- Requirements -
Write out the data below in full, unchanged, minus the images.

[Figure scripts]
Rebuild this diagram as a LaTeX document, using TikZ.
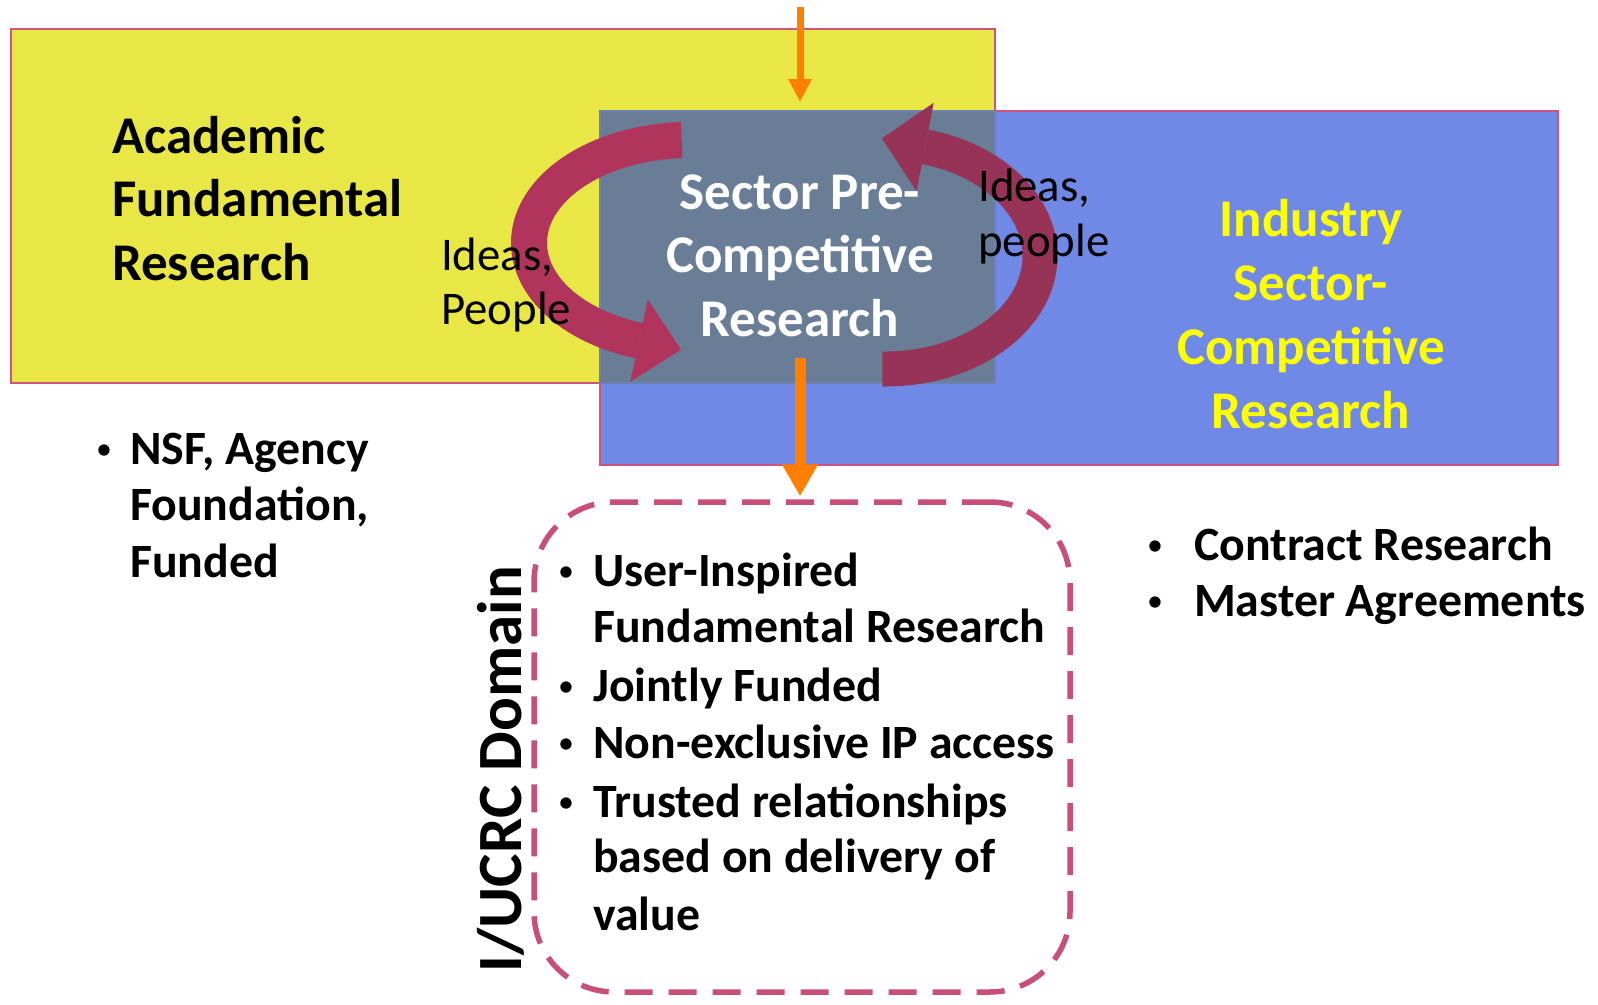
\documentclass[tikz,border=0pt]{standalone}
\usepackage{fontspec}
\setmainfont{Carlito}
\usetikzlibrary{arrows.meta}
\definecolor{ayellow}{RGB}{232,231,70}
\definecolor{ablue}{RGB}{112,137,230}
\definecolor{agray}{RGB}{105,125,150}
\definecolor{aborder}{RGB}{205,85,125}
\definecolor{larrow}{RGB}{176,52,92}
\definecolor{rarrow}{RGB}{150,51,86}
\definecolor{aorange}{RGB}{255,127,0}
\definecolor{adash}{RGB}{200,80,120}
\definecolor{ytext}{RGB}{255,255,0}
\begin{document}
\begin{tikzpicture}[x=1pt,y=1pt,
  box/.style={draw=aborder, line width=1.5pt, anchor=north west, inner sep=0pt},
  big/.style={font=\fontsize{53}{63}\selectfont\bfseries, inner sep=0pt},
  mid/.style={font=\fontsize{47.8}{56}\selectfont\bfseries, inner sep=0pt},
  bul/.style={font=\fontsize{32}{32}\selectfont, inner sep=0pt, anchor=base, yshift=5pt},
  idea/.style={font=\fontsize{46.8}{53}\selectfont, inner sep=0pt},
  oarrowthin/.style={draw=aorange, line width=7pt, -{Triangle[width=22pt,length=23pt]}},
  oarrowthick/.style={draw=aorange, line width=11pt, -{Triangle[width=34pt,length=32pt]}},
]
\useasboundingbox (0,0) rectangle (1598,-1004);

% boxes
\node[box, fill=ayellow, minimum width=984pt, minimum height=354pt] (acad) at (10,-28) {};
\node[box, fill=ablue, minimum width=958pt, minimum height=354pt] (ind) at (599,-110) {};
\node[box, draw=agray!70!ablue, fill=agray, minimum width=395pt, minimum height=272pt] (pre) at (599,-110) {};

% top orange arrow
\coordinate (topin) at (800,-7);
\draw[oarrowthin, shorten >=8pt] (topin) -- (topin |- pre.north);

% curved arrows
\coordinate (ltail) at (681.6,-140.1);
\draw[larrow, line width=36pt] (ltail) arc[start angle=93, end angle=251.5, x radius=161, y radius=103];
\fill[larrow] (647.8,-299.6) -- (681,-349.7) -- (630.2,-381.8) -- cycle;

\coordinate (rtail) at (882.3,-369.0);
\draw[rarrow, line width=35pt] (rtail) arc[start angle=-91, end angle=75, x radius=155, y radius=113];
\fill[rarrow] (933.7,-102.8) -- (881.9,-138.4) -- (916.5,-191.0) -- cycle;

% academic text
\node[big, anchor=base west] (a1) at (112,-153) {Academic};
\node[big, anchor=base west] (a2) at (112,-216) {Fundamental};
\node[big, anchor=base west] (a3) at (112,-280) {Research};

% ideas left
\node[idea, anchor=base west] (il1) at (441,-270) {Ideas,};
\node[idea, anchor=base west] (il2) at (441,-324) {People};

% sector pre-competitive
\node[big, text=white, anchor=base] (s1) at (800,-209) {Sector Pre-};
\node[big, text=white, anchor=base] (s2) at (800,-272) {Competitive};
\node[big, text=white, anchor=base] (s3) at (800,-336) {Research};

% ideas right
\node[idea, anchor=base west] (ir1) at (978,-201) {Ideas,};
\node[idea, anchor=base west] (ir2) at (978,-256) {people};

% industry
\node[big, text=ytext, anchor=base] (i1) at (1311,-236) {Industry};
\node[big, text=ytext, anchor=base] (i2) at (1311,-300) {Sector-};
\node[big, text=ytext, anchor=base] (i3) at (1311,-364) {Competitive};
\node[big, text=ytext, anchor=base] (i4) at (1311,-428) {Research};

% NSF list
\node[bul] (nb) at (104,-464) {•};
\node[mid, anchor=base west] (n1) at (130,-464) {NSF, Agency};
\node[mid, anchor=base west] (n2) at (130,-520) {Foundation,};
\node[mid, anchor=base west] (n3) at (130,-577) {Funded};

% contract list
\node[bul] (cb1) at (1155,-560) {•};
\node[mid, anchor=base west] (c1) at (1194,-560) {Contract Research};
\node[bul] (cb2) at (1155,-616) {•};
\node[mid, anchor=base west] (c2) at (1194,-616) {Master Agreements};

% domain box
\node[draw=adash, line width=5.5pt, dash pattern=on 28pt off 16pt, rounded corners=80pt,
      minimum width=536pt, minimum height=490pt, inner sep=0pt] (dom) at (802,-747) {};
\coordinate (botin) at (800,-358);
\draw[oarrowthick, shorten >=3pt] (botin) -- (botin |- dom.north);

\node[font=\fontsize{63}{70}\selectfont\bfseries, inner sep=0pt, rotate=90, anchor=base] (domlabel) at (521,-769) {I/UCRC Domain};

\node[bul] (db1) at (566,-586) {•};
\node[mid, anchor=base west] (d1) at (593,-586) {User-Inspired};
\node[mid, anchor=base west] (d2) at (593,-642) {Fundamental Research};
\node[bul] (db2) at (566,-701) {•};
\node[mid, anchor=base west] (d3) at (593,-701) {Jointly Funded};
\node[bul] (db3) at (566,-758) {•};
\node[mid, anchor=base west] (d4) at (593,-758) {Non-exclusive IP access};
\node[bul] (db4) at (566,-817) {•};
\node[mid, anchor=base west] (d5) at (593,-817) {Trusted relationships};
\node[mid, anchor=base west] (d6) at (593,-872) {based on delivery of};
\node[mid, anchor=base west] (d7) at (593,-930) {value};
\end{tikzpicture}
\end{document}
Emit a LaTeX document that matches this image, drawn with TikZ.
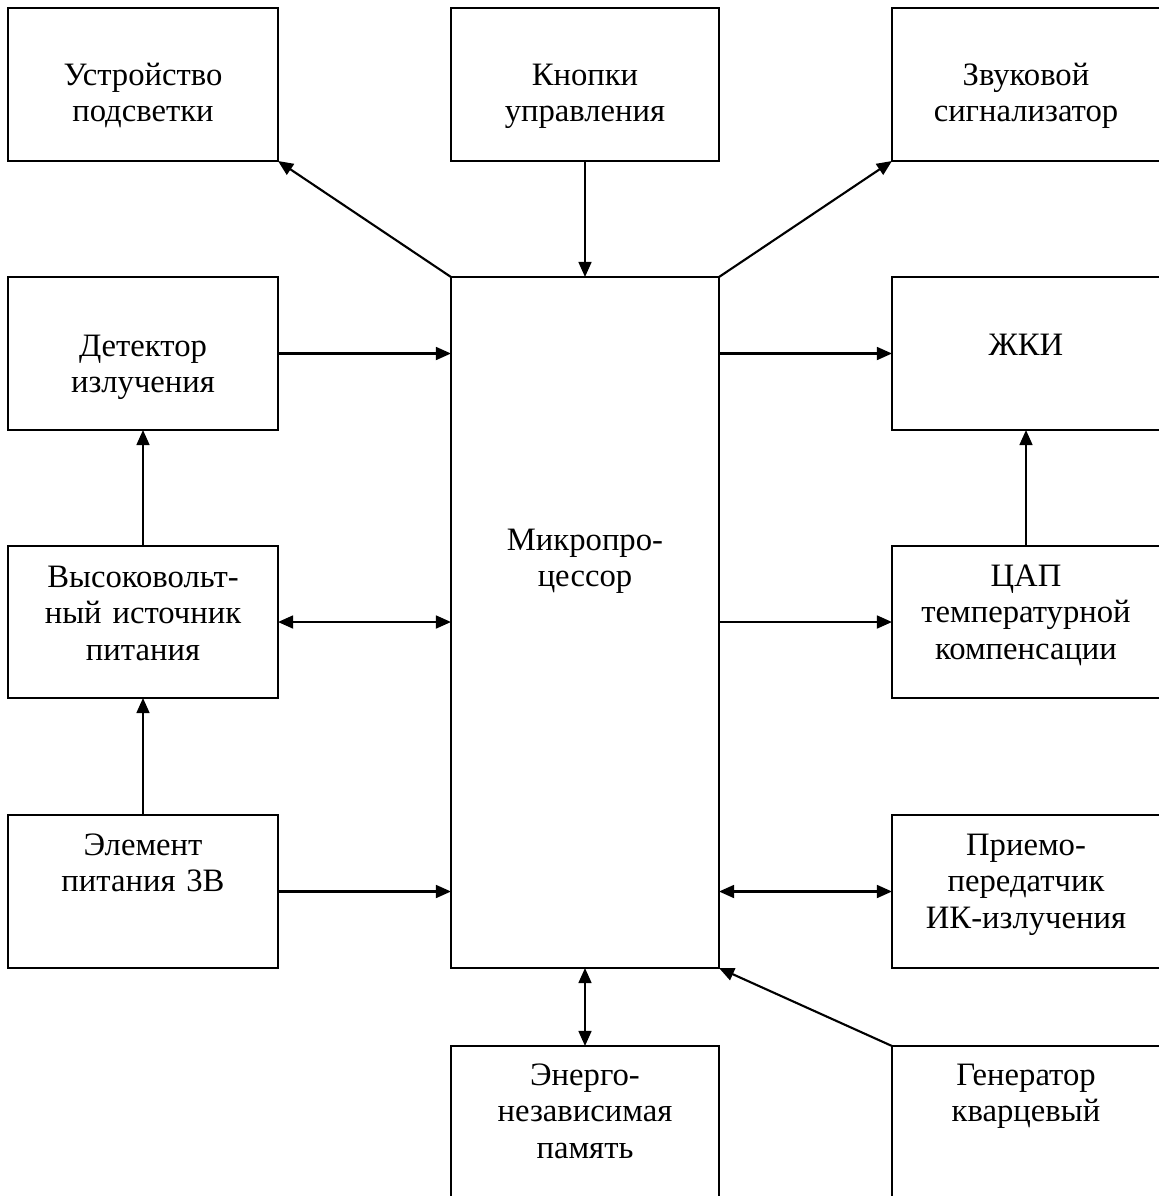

- Exercise response -
Rebuild this diagram as a LaTeX document, using TikZ.
\documentclass[tikz,border=0pt]{standalone}
\usepackage{fontspec}
\setmainfont{Carlito}
\usetikzlibrary{arrows.meta}
\definecolor{ayellow}{RGB}{232,231,70}
\definecolor{ablue}{RGB}{112,137,230}
\definecolor{agray}{RGB}{105,125,150}
\definecolor{aborder}{RGB}{205,85,125}
\definecolor{larrow}{RGB}{176,52,92}
\definecolor{rarrow}{RGB}{150,51,86}
\definecolor{aorange}{RGB}{255,127,0}
\definecolor{adash}{RGB}{200,80,120}
\definecolor{ytext}{RGB}{255,255,0}
\begin{document}
\begin{tikzpicture}[x=1pt,y=1pt,
  box/.style={draw=aborder, line width=1.5pt, anchor=north west, inner sep=0pt},
  big/.style={font=\fontsize{53}{63}\selectfont\bfseries, inner sep=0pt},
  mid/.style={font=\fontsize{47.8}{56}\selectfont\bfseries, inner sep=0pt},
  bul/.style={font=\fontsize{32}{32}\selectfont, inner sep=0pt, anchor=base, yshift=5pt},
  idea/.style={font=\fontsize{46.8}{53}\selectfont, inner sep=0pt},
  oarrowthin/.style={draw=aorange, line width=7pt, -{Triangle[width=22pt,length=23pt]}},
  oarrowthick/.style={draw=aorange, line width=11pt, -{Triangle[width=34pt,length=32pt]}},
]
\useasboundingbox (0,0) rectangle (1598,-1004);

% boxes
\node[box, fill=ayellow, minimum width=984pt, minimum height=354pt] (acad) at (10,-28) {};
\node[box, fill=ablue, minimum width=958pt, minimum height=354pt] (ind) at (599,-110) {};
\node[box, draw=agray!70!ablue, fill=agray, minimum width=395pt, minimum height=272pt] (pre) at (599,-110) {};

% top orange arrow
\coordinate (topin) at (800,-7);
\draw[oarrowthin, shorten >=8pt] (topin) -- (topin |- pre.north);

% curved arrows
\coordinate (ltail) at (681.6,-140.1);
\draw[larrow, line width=36pt] (ltail) arc[start angle=93, end angle=251.5, x radius=161, y radius=103];
\fill[larrow] (647.8,-299.6) -- (681,-349.7) -- (630.2,-381.8) -- cycle;

\coordinate (rtail) at (882.3,-369.0);
\draw[rarrow, line width=35pt] (rtail) arc[start angle=-91, end angle=75, x radius=155, y radius=113];
\fill[rarrow] (933.7,-102.8) -- (881.9,-138.4) -- (916.5,-191.0) -- cycle;

% academic text
\node[big, anchor=base west] (a1) at (112,-153) {Academic};
\node[big, anchor=base west] (a2) at (112,-216) {Fundamental};
\node[big, anchor=base west] (a3) at (112,-280) {Research};

% ideas left
\node[idea, anchor=base west] (il1) at (441,-270) {Ideas,};
\node[idea, anchor=base west] (il2) at (441,-324) {People};

% sector pre-competitive
\node[big, text=white, anchor=base] (s1) at (800,-209) {Sector Pre-};
\node[big, text=white, anchor=base] (s2) at (800,-272) {Competitive};
\node[big, text=white, anchor=base] (s3) at (800,-336) {Research};

% ideas right
\node[idea, anchor=base west] (ir1) at (978,-201) {Ideas,};
\node[idea, anchor=base west] (ir2) at (978,-256) {people};

% industry
\node[big, text=ytext, anchor=base] (i1) at (1311,-236) {Industry};
\node[big, text=ytext, anchor=base] (i2) at (1311,-300) {Sector-};
\node[big, text=ytext, anchor=base] (i3) at (1311,-364) {Competitive};
\node[big, text=ytext, anchor=base] (i4) at (1311,-428) {Research};

% NSF list
\node[bul] (nb) at (104,-464) {•};
\node[mid, anchor=base west] (n1) at (130,-464) {NSF, Agency};
\node[mid, anchor=base west] (n2) at (130,-520) {Foundation,};
\node[mid, anchor=base west] (n3) at (130,-577) {Funded};

% contract list
\node[bul] (cb1) at (1155,-560) {•};
\node[mid, anchor=base west] (c1) at (1194,-560) {Contract Research};
\node[bul] (cb2) at (1155,-616) {•};
\node[mid, anchor=base west] (c2) at (1194,-616) {Master Agreements};

% domain box
\node[draw=adash, line width=5.5pt, dash pattern=on 28pt off 16pt, rounded corners=80pt,
      minimum width=536pt, minimum height=490pt, inner sep=0pt] (dom) at (802,-747) {};
\coordinate (botin) at (800,-358);
\draw[oarrowthick, shorten >=3pt] (botin) -- (botin |- dom.north);

\node[font=\fontsize{63}{70}\selectfont\bfseries, inner sep=0pt, rotate=90, anchor=base] (domlabel) at (521,-769) {I/UCRC Domain};

\node[bul] (db1) at (566,-586) {•};
\node[mid, anchor=base west] (d1) at (593,-586) {User-Inspired};
\node[mid, anchor=base west] (d2) at (593,-642) {Fundamental Research};
\node[bul] (db2) at (566,-701) {•};
\node[mid, anchor=base west] (d3) at (593,-701) {Jointly Funded};
\node[bul] (db3) at (566,-758) {•};
\node[mid, anchor=base west] (d4) at (593,-758) {Non-exclusive IP access};
\node[bul] (db4) at (566,-817) {•};
\node[mid, anchor=base west] (d5) at (593,-817) {Trusted relationships};
\node[mid, anchor=base west] (d6) at (593,-872) {based on delivery of};
\node[mid, anchor=base west] (d7) at (593,-930) {value};
\end{tikzpicture}
\end{document}
Emit a LaTeX document that matches this image, drawn with TikZ.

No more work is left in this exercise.